大森荘蔵著「流れとよどみ 哲学断章」(産業図書)の21章「過去は消えず、過去がゆくのみ」の文頭に
過去が過ぎ去るのは水の流れのようにだろうか、音が消えゆくようにだろうか。それはやはり音のようであって水のようではあるまい。
音は生まれたときが死ぬときであり、生じたとが滅するとき。存在するときが存在をやめるときなのである。そして消えた音は過去の音である。
という行がある。
「諸行無常」を語るとき「ゆく川の流れ」などと「水の流れ」を例える場合が多いが、考えてみれば、川の流れを橋の上から見た場合、その水面の一点を固定し見つめると「留まることなく」状態であるが、水の粒子が個別されA粒子と識別されるならば、Aは下流において存在し続け大洋に流れ込み、蒸発し雲となり雨となり雪とになり地上に落下し、川の流れの組成の一部として存在し続ける。

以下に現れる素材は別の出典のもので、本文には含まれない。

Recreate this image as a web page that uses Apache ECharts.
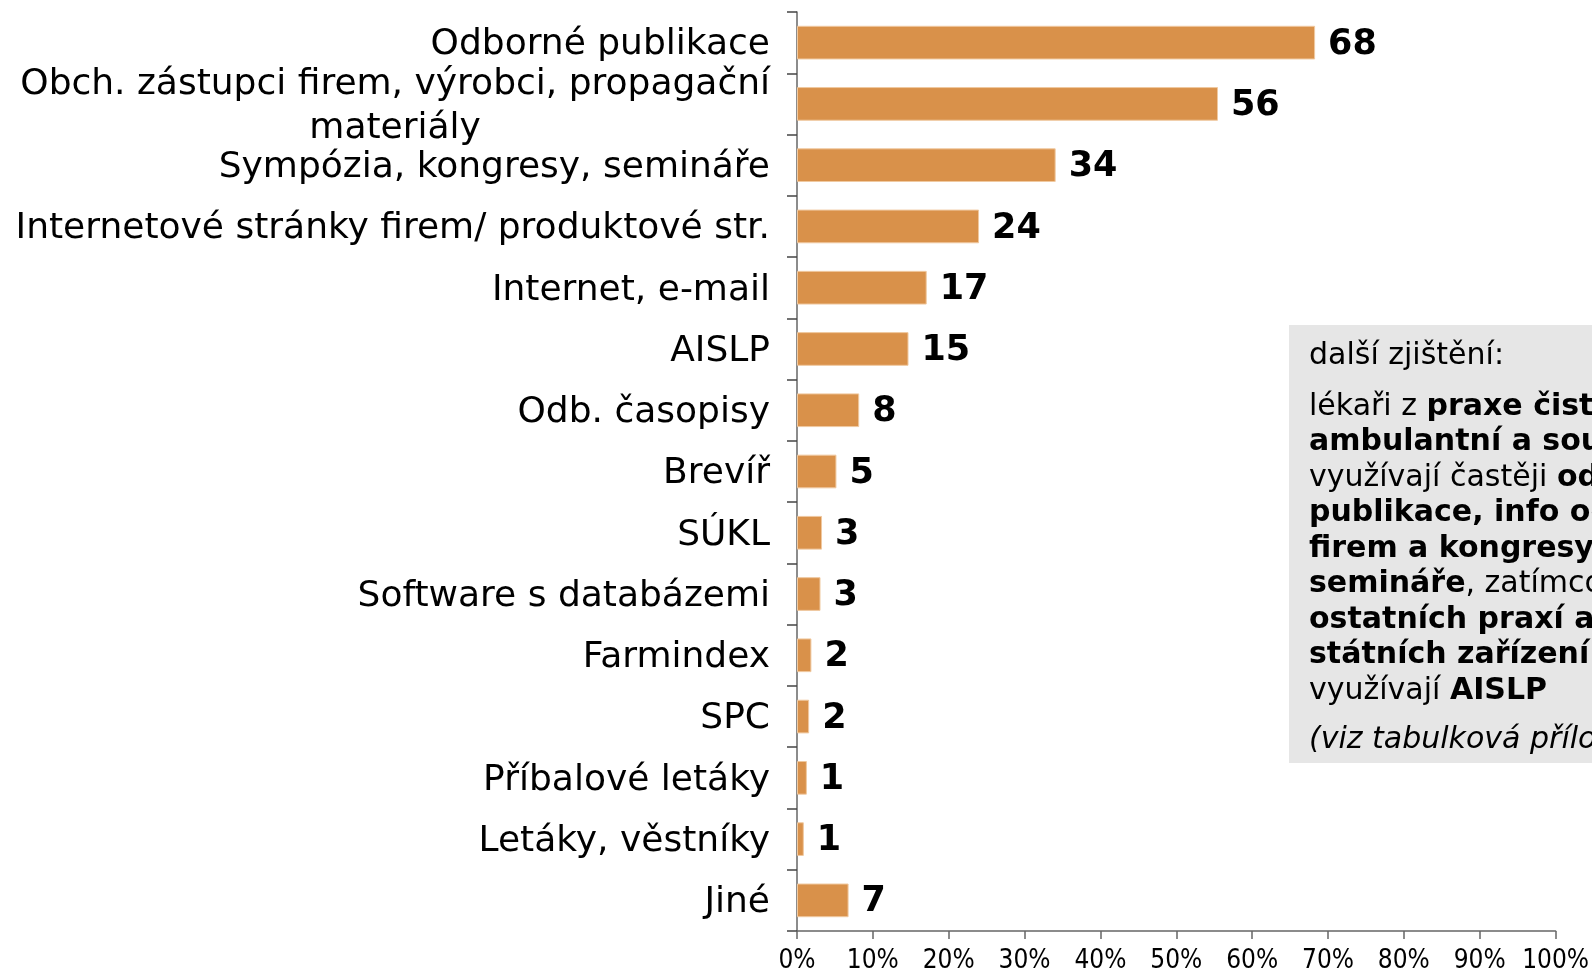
<!DOCTYPE html>
<html>
<head>
    <title></title>
    <meta charset="UTF-8">
    <script type="text/javascript" src="https://cdn.jsdelivr.net/npm/echarts@6/dist/echarts.min.js"></script>
    <style type="text/css">
        body { margin: 0; background: #fff; }
        #chart { width: 1592px; height: 974px; }
    </style>
</head>
<body>
<div id="chart"></div>

<script type="text/javascript">
    var categories = [
        'Odborné publikace',
        'Obch. zástupci firem, výrobci, propagační\nmateriály',
        'Sympózia, kongresy, semináře',
        'Internetové stránky firem/ produktové str.',
        'Internet, e-mail',
        'AISLP',
        'Odb. časopisy',
        'Brevíř',
        'SÚKL',
        'Software s databázemi',
        'Farmindex',
        'SPC',
        'Příbalové letáky',
        'Letáky, věstníky',
        'Jiné'
    ];
    // bar lengths (percent)
    var values = [68.3, 55.5, 34.1, 24.0, 17.1, 14.7, 8.2, 5.2, 3.3, 3.1, 1.9, 1.6, 1.3, 0.9, 6.8];
    // printed labels
    var valueLabels = [68, 56, 34, 24, 17, 15, 8, 5, 3, 3, 2, 2, 1, 1, 7];
    var xTicks = [0, 10, 20, 30, 40, 50, 60, 70, 80, 90, 100];

    var noteHead = 'další zjištění:';
    var noteLines = [
        '{n|lékaři z }{b|praxe čistě}',
        '{b|ambulantní a soukromé}',
        '{n|využívají častěji }{b|odborné}',
        '{b|publikace, info od}',
        '{b|firem a kongresy a}',
        '{b|semináře}{n|, zatímco z}',
        '{b|ostatních praxí a}',
        '{b|státních zařízení}',
        '{n|využívají }{b|AISLP}'
    ];
    var noteFoot = '(viz tabulková příloha)';

    var font = 'DejaVu Sans';
    var myChart = echarts.init(document.getElementById('chart'));

    myChart.setOption({
        animation: false,
        grid: { left: 797, right: 35, top: 12, bottom: 36 },
        xAxis: {
            type: 'value',
            min: 0,
            max: 100,
            interval: 10,
            axisLine: { show: true, lineStyle: { color: '#666', width: 1.5 } },
            axisTick: { show: true, length: 8, lineStyle: { color: '#666', width: 1.5 } },
            splitLine: { show: false },
            axisLabel: {
                margin: 17,
                color: '#000',
                fontFamily: 'DejaVu Sans Condensed',
                fontSize: 26,
                formatter: function (v) { return xTicks.indexOf(v) >= 0 ? v + '%' : ''; }
            }
        },
        yAxis: {
            type: 'category',
            inverse: true,
            data: categories,
            axisLine: { show: true, lineStyle: { color: '#666', width: 1.5 } },
            axisTick: { show: true, length: 10, alignWithLabel: false, lineStyle: { color: '#444', width: 1.5 } },
            axisLabel: {
                interval: 0,
                margin: 27,
                padding: [5, 0, 0, 0],
                color: '#000',
                fontFamily: font,
                fontSize: 36,
                lineHeight: 44,
                formatter: function (v) {
                    var parts = v.split('\n');
                    if (parts.length === 1) return '{a|' + v + '}';
                    return '{a|' + parts[0] + '}\n{c|' + parts[1] + '}';
                },
                rich: {
                    a: { fontFamily: font, fontSize: 36, color: '#000', lineHeight: 44 },
                    c: { fontFamily: font, fontSize: 36, color: '#000', lineHeight: 44, align: 'center' }
                }
            }
        },
        series: [{
            type: 'bar',
            data: values,
            barCategoryGap: '45%',
            itemStyle: { color: '#D9914A', borderColor: '#F0C9A0', borderWidth: 1 },
            label: {
                show: true,
                position: 'right',
                distance: 13,
                offset: [0, 2],
                color: '#000',
                fontFamily: font,
                fontWeight: 'bold',
                fontSize: 35,
                formatter: function (p) { return valueLabels[p.dataIndex]; }
            }
        }],
        graphic: [{
            type: 'group',
            left: 1289,
            top: 325,
            children: [{
                type: 'rect',
                shape: { x: 0, y: 0, width: 320, height: 438 },
                style: { fill: '#E6E6E6' }
            }, {
                type: 'text',
                x: 20,
                y: 31,
                style: {
                    text: noteHead,
                    fill: '#000',
                    font: '30px "DejaVu Sans"',
                    verticalAlign: 'middle'
                }
            }, {
                type: 'text',
                x: 20,
                y: 64,
                style: {
                    text: noteLines.join('\n'),
                    fill: '#000',
                    verticalAlign: 'top',
                    rich: {
                        n: { fontFamily: font, fontSize: 30, lineHeight: 35.5, fill: '#000' },
                        b: { fontFamily: font, fontSize: 30, fontWeight: 'bold', lineHeight: 35.5, fill: '#000' }
                    }
                }
            }, {
                type: 'text',
                x: 20,
                y: 415,
                style: {
                    text: noteFoot,
                    fill: '#000',
                    font: 'italic 30px "DejaVu Sans"',
                    verticalAlign: 'middle'
                }
            }]
        }]
    });
</script>
</body>
</html>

過去は過ぎ去ったものと観る場合、「音」は確かに消滅し存在し続けることはなく、ふり返る人生の過去、訪れるであろう未来は、「音」のごとく発生し瞬時に消滅する。
残るのは記憶としてのそれのみで実態を有しない。感覚、知覚の残骸の記憶である。
「色はにほへど 散りぬるを わが世たれぞ 常ならむ」
仏教で言うところの「色」には、「水」「音」も含まれる。したがって散りぬるものであり、それは常態であり続けるものではない。
先に「水」のサイクル的な話をしたが、科学的には、水の粒子は変化し永遠の固定化されたAという水の個別の実態は存在しない。
釈尊は、科学者であるという人がいるが、実にそのとおりであるなあと感ずる。
しかし、大森氏の「音」は、実にまた感覚的に「瞬間という時」を捉えたとき小生としては、実感がわく話である。
「祇園精舎の鐘の音 諸行無常のひびきあり」
「岩にしみいる セミの声」
音は、また「ひびき」「染入る(漢字とした)」となると過去への痕跡として存在しながら消滅する感覚を得るから不思議である。
早朝の無言(しじま)の中に、秋の虫の音を聞きながら、朝焼けのオレンジ色に輝く雲や小高い丘から眼下に広がる朝もやの中の町並みを観ると「色即是空」とは是かと実感することがある。
「早起きは三文の得」というが歳をとり、早起きになるのは実に是なのだ、と思う昨今である。